In January 2024, ADA 2.0 has been launched. It incorporates new manuscripts and possibilitates the progressive publication of the remaining digital copies currently obtained and future acquisitions. The main features of ADA 2.0, aside from a new technology and design, are:

  1. ADA 2.0 is integrated with CAB, allowing access to single passages from the basic edition of CAB. In the future, CAB's basic edition will be linked to the transliteration of the manuscripts.
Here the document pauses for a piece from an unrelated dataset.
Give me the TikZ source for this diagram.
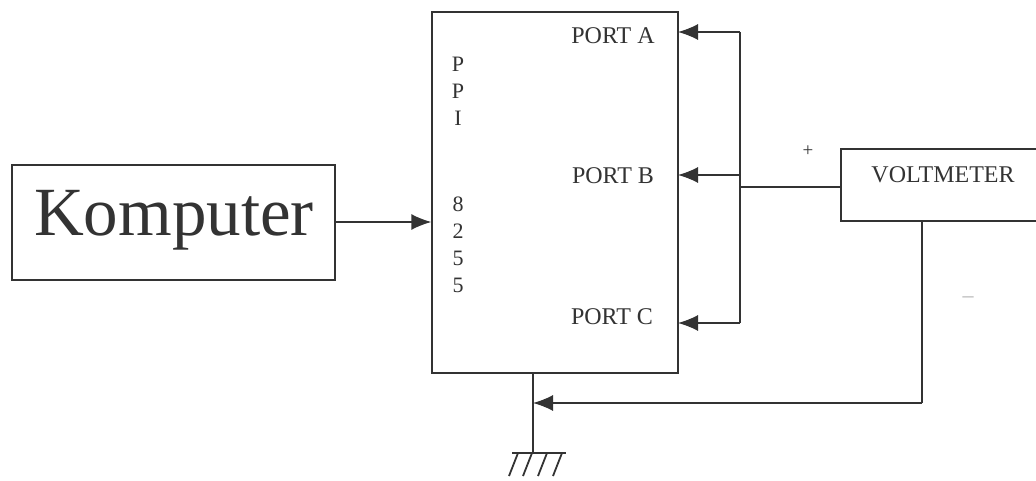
\documentclass[tikz,border=0pt]{standalone}
\usepackage{fontspec}
\setmainfont{Liberation Serif}
\usetikzlibrary{arrows.meta}
\definecolor{ink}{HTML}{333333}
\tikzset{
  wire/.style={draw=ink, line width=1.4pt},
  arr/.style={wire, -{Latex[length=20pt,width=16pt]}},
  box/.style={draw=ink, line width=1.4pt, inner sep=0pt},
  lbl/.style={text=ink, font=\fontsize{24}{24}\selectfont, inner sep=0pt},
  chip/.style={text=ink, font=\fontsize{22}{22}\selectfont, inner sep=0pt},
}
\begin{document}
\begin{tikzpicture}[x=1pt,y=-1pt]
\useasboundingbox[fill=white] (0,0) rectangle (1036,481);
% boxes
\node[box, minimum width=323pt, minimum height=115pt] (komp) at (173.5,222.5) {};
\node[text=ink, font=\fontsize{69}{69}\selectfont, inner sep=0pt] (kt) at (174,220) {Komputer};
\node[box, minimum width=246pt, minimum height=361pt] (ppi) at (555,192.5) {};
\node[inner sep=0pt, minimum width=200pt, minimum height=72pt] (volt) at (941,185) {};
\draw[wire] (1040,149) -- (841,149) -- (841,221) -- (1040,221);
\node[lbl] (vt) at (943,175) {VOLTMETER};
% chip letters
\node[chip] (c1) at (458,64) {P};
\node[chip] (c2) at (458,91) {P};
\node[chip] (c3) at (458,118) {I};
\node[chip] (c4) at (458,204) {8};
\node[chip] (c5) at (458,231) {2};
\node[chip] (c6) at (458,258) {5};
\node[chip] (c7) at (458,285) {5};
% port labels
\node[lbl] (pa) at (613,36) {PORT A};
\node[lbl] (pb) at (613,176) {PORT B};
\node[lbl] (pc) at (612,317) {PORT C};
% bus
\coordinate (ba) at (740,32);
\coordinate (bb) at (740,175);
\coordinate (bc) at (740,323);
\coordinate (bv) at (740,187);
\coordinate (ta) at (678,32);
\coordinate (tb) at (678,175);
\coordinate (tc) at (678,323);
\draw[wire] (ba) -- (bc);
\draw[arr] (ba) -- (ta);
\draw[arr] (bb) -- (tb);
\draw[arr] (bc) -- (tc);
\draw[wire] (bv) -- (841,187);
% computer to PPI
\draw[arr] (komp.east |- 0,222) -- (ppi.west |- 0,222);
% voltmeter minus to ground
\coordinate (vm) at (922,221);
\coordinate (vc) at (922,403);
\coordinate (gt) at (533,403);
\coordinate (g0) at (533,373);
\coordinate (g1) at (533,453);
\draw[wire] (vm) -- (vc);
\draw[arr] (vc) -- (gt);
\draw[wire] (g0) -- (g1);
\draw[wire, line width=1.8pt] (512,453) -- (566,453);
\foreach \x in {518,532,547,562} \draw[wire, line width=1.8pt] (\x,453) -- (\x-9,476);
% polarity marks
\node[text=ink, font=\fontsize{19}{19}\selectfont, inner sep=0pt] (plus) at (808,151) {+};
\node[text=gray!60, font=\fontsize{22}{22}\selectfont, inner sep=0pt] (minus) at (968,300) {–};
\end{tikzpicture}
\end{document}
The numbering of passages follows the new CAB-numbering of the liturgies , although the search tool also allows the use of Geldner's traditional numbering.

  2. ADA 2.0 not only displays images of the manuscripts, but, in many cases, their transliteration as well.

  3. Whereas the focus of ADA 1.0 was on the manuscripts of the Long Liturgy, ADA 2.0 will increasingly focus on the manuscripts of other liturgies.

The integration with CAB has demanded a complete new indexing of all manuscripts that have been previously indexed. We have also removed the frame in which the passage numbers were indicated. Since the new ADA also includes transliterations of the manuscripts, we have considered this frame unnecessary. The new indexing is based on the transliterations of each manuscript prepared in CAB. Only for the manuscripts not transliterated in CAB have we created an algorithm that allows the conversion from the old indexing to the new one. Accordingly, the indexed manuscripts in ADA 1.0 have mostly disappeared from ADA 2.0 and have been substituted by newly prepared pictures and a new indexing. The old indexing is still available in ADA1.0 and we hope to keep running as a valuable asset of the history of ADA.